I mille volti del Napoli di Ancelotti e la dipendenza dai risultati.
Il Napoli cede il passo a domicilio, contro il Cagliari. Le tessere del puzzle di Ancelotti (di cui abbiamo parlato già lunedì – CLICCA QUI https://www.ilvolodeldodo.it/post-napoli-turnover-e-quattro-goal-al-lecce-il-puzzle-di-ancelotti/ ) hanno dato vita ad un una nuova figura; stavolta però non si sono incastrate alla perfezione, dovendo fare i conti con Olsen e…la sfortuna.
Figura nuova dicevamo; dall’artiglieria pesante di Lecce, ai pesi leggeri di Fuorigrotta, con la coppia Lozano-Mertens in attacco. Sulle fasce Insigne e Callejon, supportati in mediana da Allan e Zielinski. 4-4-2 a trazione anteriore, con un assetto diverso per caratteristiche da quello del Via del Mare che prevedeva un centrocampista in più ed un uomo offensivo in meno.
I numeri parlano chiaro e sono tutti a vantaggio dei padroni di casa. 17 tiri totali a 5, 8 tiri in porta a 1 (che però vale 3 punti, il colpo di testa di Castro), 63% di possesso palla a 37%. Cifre impietose che però discordano col risultato. Una sconfitta che fa male, specialmente per l’andamento del secondo tempo. Alla luce della mole di gioco, è davvero difficile trovare una spiegazione. Forse una delle colpe sarebbe da ricercare in un primo tempo giocato un po’ sotto ritmo, con la sola grande occasione di Insigne (imbeccato splendidamente da Mertens) ribattuta da Olsen.
Gli azzurri nella ripresa hanno cambiato passo. Ci hanno provato e riprovato, sbattendo continuamente contro il muro della difesa rossoblu o i pali della porta di Olsen (chiedere a Mertens, il migliore dei suoi, che colpisce prima il palo sinistro e poi il destro alle spalle dell’estremo difensore svedese). Nemmeno l’ingresso de “O’ Sarracin’” Llorente cambia la rotta, nonostante si procuri due occasioni nitide che testimoniano il momento di grazia. Quando gli dei del calcio decidono, c’è poco da fare. Va dato merito però al Cagliari che si è difeso bene ed è ripartito, rimanendo in partita; bravi gli uomini di Maran a crederci e colpire in contropiede con il neo-entrato Castro servito da Nandez, sempre più colonna portante dei sardi.
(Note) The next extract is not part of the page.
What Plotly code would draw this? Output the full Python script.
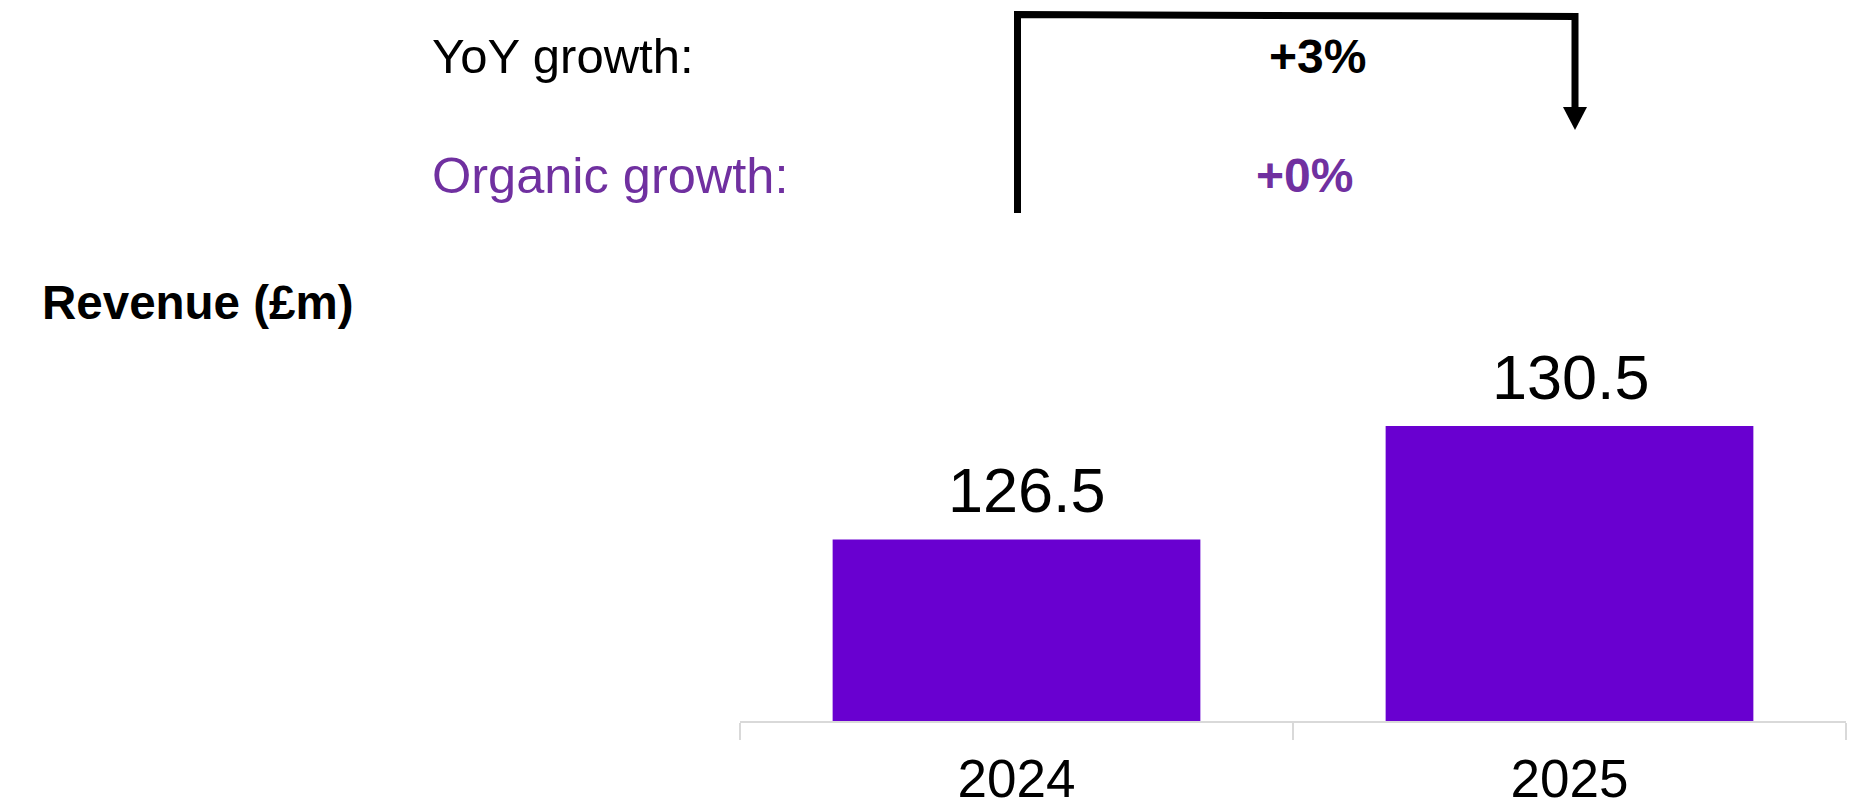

Al netto degli episodi e della grande quantità di occasioni costruite, in certi momenti la squadra di Ancelotti è parsa un po’ più confusionaria rispetto alle ultime uscite, specialmente in fase di costruzione a centrocampo. La coppia Allan-Zielinski talvolta ha faticato a creare gioco, dialogando poco. Insigne ha sofferto la fisicità degli esterni avversari, perdendo lucidità. Callejon ha fatto il solito lavoro sporco, alimentando l’azione offensiva quando possibile.
Il progetto di Carlo prevede un Napoli che cambi volto continuamente, come Arya Stark, mantenendo dei canoni base. Come scrivevamo nello scorso PostNapoli, le cose andranno divinamente finché i risultati non ne risentiranno. È il gioco delle tre carte, anzi, dei tre punti: se ieri il Napoli avesse vinto (cosa tutt’altro che improbabile vista la gara), oggi staremmo tessendo le lodi del mister. Invece si cercano cause e colpevoli, evidenziando i lati negativi. Il calcio è beffardo, basta un palo o una zolla mal riposta e tutto cambia.
Attenendosi ai fatti però, non si sbaglia. I tre punti persi di ieri pesano sull’andamento del campionato. La Juve è a +4 e l’infallibile (almeno per ora) Inter di Conte è a +6. Come da copione, il fardello è sulle spalle del tecnico: starà a lui trovare la (s)quadra giusta.
Che l’abito sia lo stesso o se ne cambi uno diverso ogni domenica, il fine non varia: la ricerca della vittoria, come la felicità di Will Smith. Altrimenti giù critiche. È la solitudine dell’allenatore, come cantava Morandi.